**Exercise description:** The required output is the block of lines from the line with "Write a web" to the line with "const regions = ['S. China', 'N. China'];", endpoints included and pictures omitted.

**Records:**
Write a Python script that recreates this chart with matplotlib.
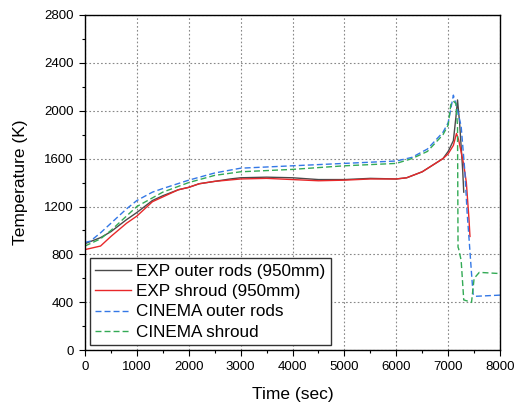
import numpy as np
import matplotlib
matplotlib.use("Agg")
import matplotlib.pyplot as plt
from matplotlib.ticker import MultipleLocator

plt.rcParams['font.family'] = ['Liberation Sans', 'DejaVu Sans']

# EXP outer rods (950mm)
t_exp_rod = [0, 300, 500, 800, 1000, 1300, 1500, 1800, 2000, 2200, 2500, 2800, 3000, 3500,
             4000, 4500, 5000, 5500, 6000, 6200, 6500, 6900, 7000, 7100, 7150, 7180, 7220, 7280, 7300]
T_exp_rod = [890, 940, 990, 1090, 1150, 1250, 1290, 1340, 1360, 1390, 1410, 1430, 1440, 1445,
             1440, 1425, 1425, 1435, 1430, 1440, 1490, 1600, 1660, 1750, 1950, 2090, 1900, 1500, 1320]

# EXP shroud (950mm)
t_exp_shr = [0, 300, 500, 800, 1000, 1300, 1500, 1800, 2000, 2200, 2500, 3000, 3500, 4000,
             4500, 5000, 5500, 6000, 6200, 6500, 6900, 7000, 7100, 7160, 7200, 7300, 7350, 7400, 7420]
T_exp_shr = [840, 870, 950, 1060, 1120, 1240, 1280, 1340, 1360, 1390, 1410, 1430, 1435, 1425,
             1415, 1420, 1430, 1430, 1440, 1490, 1600, 1640, 1710, 1810, 1760, 1550, 1400, 1100, 950]

# CINEMA outer rods
t_cin_rod = [0, 100, 300, 500, 800, 1000, 1300, 1500, 2000, 2500, 3000, 4000, 5000, 6000,
             6300, 6600, 6900, 7000, 7100, 7160, 7250, 7320, 7365, 7404, 7450, 7480, 7520, 8000]
T_cin_rod = [900, 910, 980, 1060, 1180, 1250, 1320, 1350, 1420, 1480, 1520, 1540, 1560, 1580,
             1610, 1680, 1820, 1900, 2130, 2040, 1870, 1500, 1150, 920, 640, 470, 450, 460]

# CINEMA shroud
t_cin_shr = [0, 300, 500, 1000, 1500, 2000, 2500, 3000, 4000, 5000, 6000, 6300, 6600, 6900,
             7000, 7050, 7100, 7150, 7180, 7190, 7200, 7250, 7300, 7450, 7500, 7600, 8000]
T_cin_shr = [870, 930, 1000, 1200, 1320, 1400, 1460, 1490, 1510, 1540, 1560, 1600, 1660, 1800,
             1880, 2050, 2080, 2060, 1870, 860, 850, 750, 420, 400, 600, 650, 640]

fig, ax = plt.subplots(figsize=(5.15, 4.03), dpi=100)
fig.subplots_adjust(left=0.165, right=0.971, top=0.963, bottom=0.131)

dash = (0, (4.3, 2.2))
ax.plot(t_exp_rod, T_exp_rod, color="#4a4a4a", lw=1.0, label="EXP outer rods (950mm)")
ax.plot(t_exp_shr, T_exp_shr, color="#e8282a", lw=1.0, label="EXP shroud (950mm)")
ax.plot(t_cin_rod, T_cin_rod, color="#3478e6", lw=1.0, ls=dash, label="CINEMA outer rods")
ax.plot(t_cin_shr, T_cin_shr, color="#33aa55", lw=1.0, ls=dash, label="CINEMA shroud")

ax.set_xlim(0, 8000)
ax.set_ylim(0, 2800)
ax.xaxis.set_major_locator(MultipleLocator(1000))
ax.xaxis.set_minor_locator(MultipleLocator(500))
ax.yaxis.set_major_locator(MultipleLocator(400))
ax.yaxis.set_minor_locator(MultipleLocator(200))
ax.tick_params(which="major", direction="out", length=4.5, width=0.8, labelsize=9.5)
ax.tick_params(which="minor", direction="out", length=2.5, width=0.8)
ax.grid(True, which="major", color="#888888", ls=(0, (1.5, 2)), lw=0.8)
for s in ax.spines.values():
    s.set_linewidth(1.0)

ax.set_xlabel("Time (sec)", fontsize=12.5, labelpad=10)
ax.set_ylabel("Temperature (K)", fontsize=12.5, labelpad=12)

leg = ax.legend(loc="lower left", fontsize=12.3, fancybox=False, framealpha=1,
                edgecolor="#333333", borderpad=0.3, labelspacing=0.32,
                handlelength=2.1, handletextpad=0.3, borderaxespad=0.3)
leg.get_frame().set_linewidth(1.0)

fig.savefig("out.png", dpi=100)
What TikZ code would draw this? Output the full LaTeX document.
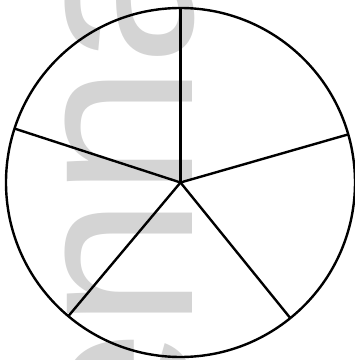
\documentclass[tikz,border=0pt]{standalone}
\usepackage{fontspec}
\newfontfamily\markfont{Liberation Sans}

\begin{document}
\begin{tikzpicture}[x=1pt,y=1pt,line width=2.4pt,
  wheel/.style={circle,draw,minimum size=349pt,inner sep=0pt,outer sep=0pt},
  stamp/.style={black!17,inner sep=0pt,rotate=90,anchor=base west,
    font=\markfont\fontsize{237}{237}\selectfont}]
\clip (0,0) rectangle (355,360);
\node[stamp] (mark) at (193,-102.6) {enna};
\node[wheel] (pie) at (180.5,177.5) {};
\coordinate (o) at (pie.center);
\foreach \a in {90,16,-51,-130,162}
  \draw (o) -- (pie.\a);
\end{tikzpicture}
\end{document}
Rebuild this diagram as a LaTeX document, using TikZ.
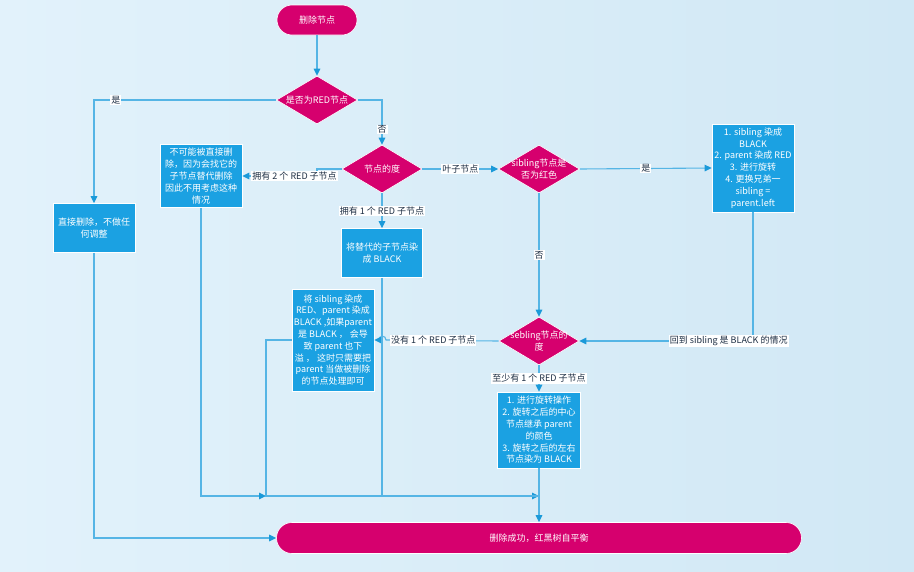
\documentclass[tikz,border=0pt]{standalone}
\usepackage{fontspec}
\setmainfont{Noto Sans CJK SC}
\usetikzlibrary{arrows.meta,shapes.geometric,positioning}
\definecolor{rbmag}{HTML}{D6006E}
\definecolor{rbblue}{HTML}{1BA1E2}
\definecolor{rbline}{HTML}{55B5E5}
\definecolor{rbtip}{HTML}{1B9AD9}
\definecolor{rbtext}{HTML}{1E2F44}
\definecolor{bgleft}{HTML}{E2F2FB}
\definecolor{bgright}{HTML}{D1E8F5}
\tikzset{
  terminal/.style={rectangle, rounded corners=15pt, fill=rbmag, draw=white, line width=0.6pt, text=white, minimum width=80pt, minimum height=30pt},
  decision/.style={diamond, fill=rbmag, draw=white, line width=0.6pt, minimum width=81pt, minimum height=48pt, inner sep=0pt},
  dtext/.style={text=white, align=center, inner sep=0pt},
  process/.style={rectangle, fill=rbblue, draw=white, line width=0.6pt, text=white, align=center, inner sep=0.5pt},
  flow/.style={draw=rbline, line width=1.1pt, -{Triangle[length=7pt,width=6.5pt,color=rbtip]}},
  plain/.style={draw=rbline, line width=1.1pt},
  elabel/.style={fill=white, text=rbtext, inner sep=1pt}
}

\begin{document}
\begin{tikzpicture}[x=1pt,y=-1pt,every node/.style={font=\fontsize{9}{11.8}\selectfont}]
  \fill[left color=bgleft,right color=bgright] (0,0) rectangle (914,571);
  \useasboundingbox (0,0) rectangle (914,571);

  \node[terminal] (start) at (317,20) {删除节点};
  \node[decision,label={[dtext]center:是否为RED节点}] (isred) at (317,100) {};
  \node[process,minimum width=82pt,minimum height=49pt] (direct) at (94,228) {直接删除，不做任\\何调整};
  \node[process,minimum width=82pt,minimum height=63pt] (nocase) at (201,176) {不可能被直接删\\除，因为会找它的\\子节点替代删除\\因此不用考虑这种\\情况};
  \node[decision,minimum width=80pt,label={[dtext]center:节点的度}] (degree) at (382,169) {};
  \node[process,minimum width=81pt,minimum height=49pt] (recolor) at (382,253) {将替代的子节点染\\成 BLACK};
  \node[decision,label={[dtext]center:{sibling节点是\\否为红色}}] (sibred) at (539,169) {};
  \node[process,minimum width=82pt,minimum height=88pt] (case1) at (753,168) {1. sibling 染成\\BLACK\\2. parent 染成 RED\\3. 进行旋转\\4. 更换兄弟一\\sibling =\\parent.left};
  \node[decision,minimum width=80pt,label={[dtext]center:{sebling节点的\\度}}] (sebdeg) at (539,341) {};
  \node[process,minimum width=82pt,minimum height=102pt] (blackcase) at (333,340) {将 sibling 染成\\RED、parent 染成\\BLACK ,如果parent\\是 BLACK ， 会导\\致 parent 也下\\溢 ， 这时只需要把\\parent 当做被删除\\的节点处理即可};
  \node[process,minimum width=83pt,minimum height=76pt] (rotate) at (539,430) {1. 进行旋转操作\\2. 旋转之后的中心\\节点继承 parent\\的颜色\\3. 旋转之后的左右\\节点染为 BLACK};
  \node[terminal,rounded corners=15.5pt,minimum width=525pt,minimum height=31pt] (finish) at (539,538) {删除成功，红黑树自平衡};

  \coordinate (bend2) at (317,169);
  \coordinate (hopin) at (386,340);
  \coordinate (hopout) at (379,340);
  \coordinate (j1) at (266,496);
  \coordinate (merge) at (539,496);

  \draw[flow] (start) -- (isred);
  \draw[flow] (isred.west) -| node[elabel,pos=0.44]{是} (direct.north);
  \draw[flow] (isred.east) -| node[elabel,pos=0.83]{否} (degree.north);
  \draw[flow] (degree.west) -- (bend2) |- node[elabel,pos=0.65]{拥有 2 个 RED 子节点} (nocase.east);
  \draw[flow] (degree.east) -- node[elabel]{叶子节点} (sibred.west);
  \draw[flow] (degree.south) -- node[elabel]{拥有 1 个 RED 子节点} (recolor.north);
  \draw[flow] (sibred.east) -- node[elabel]{是} (case1.west);
  \draw[flow] (sibred.south) -- node[elabel]{否} (sebdeg.north);
  \draw[flow] (case1.south) |- node[elabel,pos=0.57]{回到 sibling 是 BLACK 的情况} (sebdeg.east);
  \draw[flow] (sebdeg.south) -- node[elabel]{至少有 1 个 RED 子节点} (rotate.north);
  \draw[flow] (sebdeg.west) -- node[elabel,pos=0.58]{没有 1 个 RED 子节点} (hopin) .. controls +(0,-5) and +(0,-5) .. (hopout) -- (blackcase.east);

  \draw[flow] (direct.south) |- (finish.west);
  \draw[flow] (nocase.south) |- (j1);
  \draw[flow] (blackcase.west) -| (j1) -- (merge);
  \draw[plain] (recolor.south) |- (merge);
  \draw[flow] (rotate.south) -- (finish.north);
\end{tikzpicture}
\end{document}
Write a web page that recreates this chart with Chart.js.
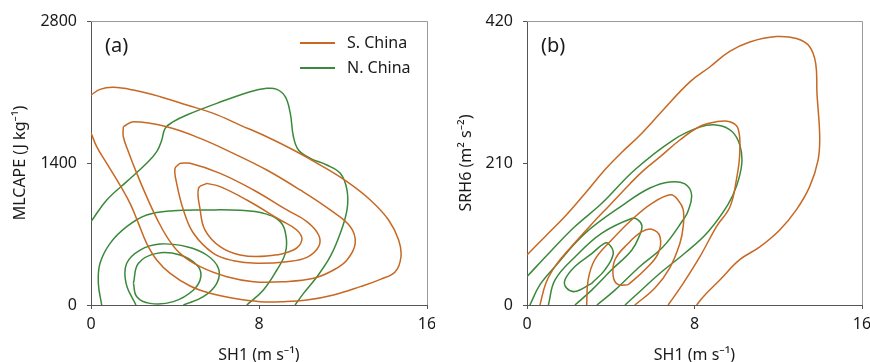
<!DOCTYPE html>
<html>
<head>
<meta charset="utf-8">
<script src="https://cdn.jsdelivr.net/npm/chart.js@4.4.1/dist/chart.umd.min.js"></script>
<style>
  body { margin: 0; background: #fff; }
  .panel { position: absolute; top: 0; width: 435px; height: 362px; }
</style>
</head>
<body>
<div class="panel" style="left:0"><canvas id="capeChart" width="435" height="362"></canvas></div>
<div class="panel" style="left:435px"><canvas id="srhChart" width="435" height="362"></canvas></div>
<script>
// axis ticks
const sh1Ticks = [0, 8, 16];
const capeTicks = [0, 1400, 2800];
const srhTicks = [0, 210, 420];
const regions = ['S. China', 'N. China'];

// (a) SH1 vs MLCAPE, density contours, [SH1, MLCAPE]
const southCape1 = [[0,2070],[0.43,2126],[1.06,2146],[2.02,2119],[3.29,2054],[4.56,1972],[5.83,1889],[7.10,1774],[8.37,1659],[9.64,1528],[10.92,1380],[12.19,1216],[13.30,1035],[14.17,838],[14.65,641],[14.76,476],[14.49,329],[13.78,253],[12.82,181],[11.55,99],[10.28,49],[9.17,33],[8.06,33],[6.78,66],[5.67,115],[4.72,187],[3.77,312],[3.13,444],[2.65,608],[2.26,805],[1.86,1002],[1.38,1183],[0.75,1397],[0.27,1561],[0,1699]];
const southCape2 = [[1.54,1758],[2.02,1807],[3.61,1758],[5.20,1643],[6.78,1495],[8.37,1331],[9.96,1134],[11.39,937],[12.35,772],[12.58,608],[12.19,444],[11.55,345],[10.60,263],[9.17,230],[7.74,230],[6.47,279],[5.20,378],[4.24,509],[3.61,674],[3.13,854],[2.65,1068],[2.18,1298],[1.78,1512],[1.54,1659],[1.54,1758]];
const southCape3 = [[4.24,1397],[4.72,1397],[6.15,1298],[7.74,1134],[9.33,937],[10.28,822],[10.84,690],[10.84,575],[10.28,470],[9.33,427],[7.90,411],[6.78,437],[5.83,509],[4.88,707],[4.40,937],[4.08,1199],[4.00,1347],[4.24,1397]];
const southCape4 = [[5.51,1199],[6.15,1167],[7.42,1035],[9.01,838],[9.80,739],[10.04,641],[9.64,542],[8.37,483],[7.10,493],[6.15,575],[5.43,739],[5.20,937],[5.12,1150],[5.51,1199]];
const northCape1 = [[0,822],[0.75,1035],[1.70,1216],[2.65,1397],[3.13,1512],[3.37,1627],[3.53,1742],[3.92,1807],[4.56,1873],[5.99,1988],[7.58,2103],[8.37,2136],[8.85,2126],[9.25,2054],[9.49,1889],[9.64,1659],[9.88,1528],[10.44,1446],[11.23,1380],[11.87,1298],[12.19,1134],[12.19,937],[11.87,707],[11.39,476],[10.76,279],[10.12,115],[9.72,0]];
const northCape2 = [[0.51,0],[0.35,214],[0.43,411],[0.91,608],[1.70,772],[2.65,887],[3.92,930],[5.51,937],[7.10,933],[8.21,904],[9.01,822],[9.29,674],[9.25,509],[8.85,345],[8.21,148],[7.42,0]];
const northCape3 = [[2.14,0],[1.67,214],[1.70,411],[2.34,542],[3.29,601],[4.56,575],[5.51,493],[6.07,361],[5.99,214],[5.35,82],[4.40,0]];
const northCape4 = [[2.02,214],[2.26,411],[3.13,509],[4.24,493],[5.04,394],[5.23,279],[4.88,148],[3.92,33],[2.81,16],[2.18,82],[2.02,214]];

// (b) SH1 vs SRH6, [SH1, SRH6]
const southSrh1 = [[0,74],[0.86,101],[1.81,131],[2.77,165],[3.72,200],[4.53,226],[5.39,251],[6.49,288],[7.78,330],[8.73,352],[9.68,375],[10.64,389],[11.91,397],[12.87,394],[13.50,382],[13.79,357],[13.85,313],[13.98,249],[13.90,214],[13.50,175],[12.87,141],[12.07,111],[11.12,86],[10.16,67],[9.21,37],[8.41,12],[8.10,0]];
const southSrh2 = [[0.62,0],[0.91,33],[1.38,59],[2.05,84],[3.01,117],[3.96,148],[4.91,179],[5.53,198],[6.35,219],[7.30,244],[8.25,264],[9.05,271],[9.69,271],[10.08,261],[10.16,224],[10.00,185],[9.69,145],[9.05,116],[8.25,71],[7.46,32],[6.74,0]];
const southSrh3 = [[2.85,0],[2.92,37],[3.24,67],[4.04,96],[5.00,126],[5.95,150],[6.86,163],[7.22,155],[7.46,141],[7.46,116],[7.30,91],[6.82,55],[6.11,25],[5.15,0]];
const southSrh4 = [[4.83,30],[4.36,30],[4.12,42],[4.20,67],[4.83,91],[5.47,108],[5.95,112],[6.35,101],[6.26,76],[5.63,52],[4.83,30]];
const northSrh1 = [[0,42],[1.18,81],[2.29,116],[3.56,150],[5.15,200],[6.98,244],[8.25,263],[9.11,266],[9.78,257],[10.16,237],[10.26,210],[10.02,177],[9.59,148],[8.64,108],[7.59,78],[6.35,47],[5.39,20],[4.68,0]];
const northSrh2 = [[0.14,0],[0.62,30],[1.34,57],[2.77,106],[4.68,150],[5.87,173],[6.82,182],[7.54,179],[7.86,163],[7.68,138],[7.46,126],[6.50,86],[5.39,57],[4.20,22],[3.34,0]];
const northSrh3 = [[1.02,0],[1.34,37],[2.29,71],[3.56,106],[5.00,128],[5.30,126],[5.49,117],[5.39,104],[5.00,81],[4.04,52],[3.09,22],[2.29,0]];
const northSrh4 = [[3.09,32],[2.29,20],[1.89,25],[1.81,37],[2.29,57],[3.09,76],[3.64,90],[3.88,91],[4.12,76],[3.72,52],[3.09,32]];

const orange = 'rgb(199,104,35)';
const green = 'rgb(58,137,58)';
const font = '"Noto Sans", "Open Sans", sans-serif';

function contour(points, label, color) {
  return {
    label: label,
    data: points.map(p => ({ x: p[0], y: p[1] })),
    showLine: true,
    borderColor: color,
    borderWidth: 1.5,
    pointRadius: 0,
    tension: 0.4,
    fill: false
  };
}

const panelText = {
  id: 'panelText',
  afterDraw(chart, args, opts) {
    const { ctx, chartArea: a } = chart;
    ctx.save();
    // top and right frame
    ctx.strokeStyle = '#9a9a9a';
    ctx.lineWidth = 1;
    ctx.beginPath();
    ctx.moveTo(a.left, a.top + 0.5);
    ctx.lineTo(a.right + 0.5, a.top + 0.5);
    ctx.lineTo(a.right + 0.5, a.bottom);
    ctx.stroke();
    ctx.fillStyle = '#1a1a1a';
    ctx.textBaseline = 'middle';
    ctx.font = '20px ' + font;
    ctx.fillText(opts.tag, a.left + 14, a.top + 25);
    if (opts.legend) {
      ctx.font = '16px ' + font;
      [orange, green].forEach((c, i) => {
        const y = a.top + 22 + i * 25;
        ctx.strokeStyle = c;
        ctx.lineWidth = 2;
        ctx.beginPath();
        ctx.moveTo(a.left + 209, y);
        ctx.lineTo(a.left + 244, y);
        ctx.stroke();
        ctx.fillText(regions[i], a.left + 256, y);
      });
    }
    ctx.restore();
  }
};

function makeChart(id, tag, yTicks, yTitle, titlePad, axisWidth, south, north, legend) {
  const datasets = south.map(s => contour(s, regions[0], orange))
    .concat(north.map(n => contour(n, regions[1], green)));
  return new Chart(document.getElementById(id), {
    type: 'scatter',
    data: { datasets: datasets },
    plugins: [panelText],
    options: {
      responsive: false,
      animation: false,
      layout: { padding: { top: 21, right: 8, left: 0, bottom: 0 } },
      plugins: {
        legend: { display: false },
        tooltip: { enabled: false },
        panelText: { tag: tag, legend: legend }
      },
      scales: {
        x: {
          type: 'linear',
          min: sh1Ticks[0],
          max: sh1Ticks[2],
          ticks: { stepSize: sh1Ticks[1] - sh1Ticks[0], color: '#1a1a1a', font: { family: font, size: 16 }, padding: 6, maxRotation: 0, callback: v => String(v) },
          grid: { drawOnChartArea: false, drawTicks: true, tickLength: 4, color: '#555' },
          border: { color: '#555', width: 1 },
          title: { display: true, text: 'SH1 (m s⁻¹)', color: '#1a1a1a', font: { family: font, size: 16 }, padding: { top: 0, bottom: -3 } },
          afterFit: s => { s.height = 57; s.paddingLeft = 0; s.paddingRight = 0; }
        },
        y: {
          type: 'linear',
          min: yTicks[0],
          max: yTicks[2],
          ticks: { stepSize: yTicks[1] - yTicks[0], color: '#1a1a1a', font: { family: font, size: 16 }, padding: 10, callback: v => String(v) },
          grid: { drawOnChartArea: false, drawTicks: true, tickLength: 4, color: '#555' },
          border: { color: '#555', width: 1 },
          title: { display: true, text: yTitle, color: '#1a1a1a', font: { family: font, size: 16 }, padding: { top: titlePad, bottom: 0 } },
          afterFit: s => { s.width = axisWidth; }
        }
      }
    }
  });
}

makeChart('capeChart', '(a)', capeTicks, 'MLCAPE (J kg⁻¹)', 11, 91,
  [southCape1, southCape2, southCape3, southCape4],
  [northCape1, northCape2, northCape3, northCape4], true);
makeChart('srhChart', '(b)', srhTicks, 'SRH6 (m² s⁻²)', 22, 92,
  [southSrh1, southSrh2, southSrh3, southSrh4],
  [northSrh1, northSrh2, northSrh3, northSrh4], false);
</script>
</body>
</html>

**Correct response:**
Write a web page that recreates this chart with Chart.js.
<!DOCTYPE html>
<html>
<head>
<meta charset="utf-8">
<script src="https://cdn.jsdelivr.net/npm/chart.js@4.4.1/dist/chart.umd.min.js"></script>
<style>
  body { margin: 0; background: #fff; }
  .panel { position: absolute; top: 0; width: 435px; height: 362px; }
</style>
</head>
<body>
<div class="panel" style="left:0"><canvas id="capeChart" width="435" height="362"></canvas></div>
<div class="panel" style="left:435px"><canvas id="srhChart" width="435" height="362"></canvas></div>
<script>
// axis ticks
const sh1Ticks = [0, 8, 16];
const capeTicks = [0, 1400, 2800];
const srhTicks = [0, 210, 420];
const regions = ['S. China', 'N. China'];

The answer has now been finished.